Paradise Event Rentals is built around that kind of practical support. When customers need multiple categories, seven-day delivery and pickup, or help adapting to late changes, having one responsive local rental partner can remove a lot of pressure from the final week.
Avoid the most common last-minute mistakes
The biggest mistake is under-ordering because you are trying to keep the request simple. It is much better to think through the full guest experience than to handle emergency add-ons the day before. If guests are eating, drinking, or sitting outside for several hours, plan for the full setup, not just the headline items.
Another common mistake is forgetting setup time. A tent, dance floor, stage, or room full of tables and chairs does not appear instantly. If your venue has a narrow access window, the rental schedule needs to fit that reality. The same goes for pickup. If the venue requires overnight removal or next-morning access for another event, make sure that is discussed upfront.

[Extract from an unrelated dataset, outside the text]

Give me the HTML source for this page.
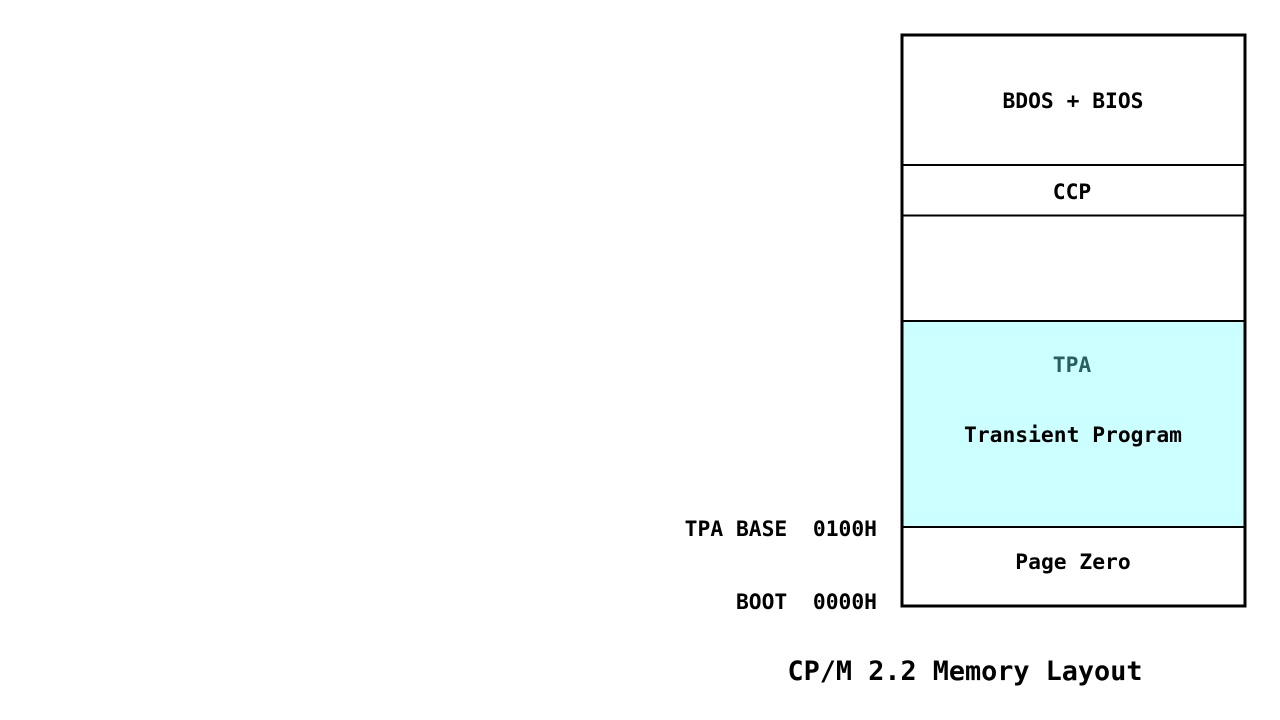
<!DOCTYPE html>
<html><head><meta charset="utf-8"><style>html,body{margin:0;padding:0;background:#fff}svg{display:block}text{white-space:pre}</style></head>
<body>
<svg width="1280" height="720" xmlns="http://www.w3.org/2000/svg" font-family="'DejaVu Sans Mono','Liberation Mono',monospace" font-weight="bold" xml:space="preserve">
<rect x="902" y="321" width="343" height="206" fill="#ccffff"/>
<g stroke="#000" stroke-width="2">
<line x1="902" y1="165" x2="1245" y2="165"/>
<line x1="902" y1="215.5" x2="1245" y2="215.5"/>
<line x1="902" y1="321" x2="1245" y2="321"/>
<line x1="902" y1="527" x2="1245" y2="527"/>
</g>
<rect x="902" y="35" width="343" height="571" fill="none" stroke="#000" stroke-width="3"/>
<g font-size="21.3" text-anchor="middle" fill="#000">
<text x="1073" y="108">BDOS + BIOS</text>
<text x="1072" y="199">CCP</text>
<text x="1072" y="372" fill="#2a5f5f">TPA</text>
<text x="1073" y="442">Transient Program</text>
<text x="1073" y="569">Page Zero</text>
</g>
<g font-size="21.3" text-anchor="end" fill="#000">
<text x="877" y="536">TPA BASE  0100H</text>
<text x="877" y="609">BOOT  0000H</text>
</g>
<text x="965" y="680" font-size="26.8" text-anchor="middle" fill="#000">CP/M 2.2 Memory Layout</text>
</svg>
</body></html>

A third issue is overlooking surface conditions. Grass, sand, pavers, concrete, and indoor floors all affect what can be installed and how. This is especially relevant for tents, staging, dance floors, and crowd control products. If the site has unusual conditions, mention them before the equipment is assigned.
A calm plan beats a perfect plan
When people hear “last minute,” they often assume they have already missed their chance to create a good event. That is usually not true. A rushed event can still feel polished if the basics are handled well. Guests remember whether they were comfortable, whether the event flowed, and whether the host seemed prepared. They are much less likely to remember that your first linen choice was unavailable.
The smartest move is to simplify the decision-making. Confirm your guest count range, identify the must-have rentals, choose a provider that can cover multiple categories, and stay open to practical substitutions. That approach works for backyard parties, weddings, business functions, church gatherings, and community events alike.
If your event date is close, do not waste time trying to build the perfect rental order from scratch. Start with what the event needs to function well, ask clear questions, and let an experienced rental team help shape the rest. A solid plan made today is worth much more than an ideal plan that comes too late.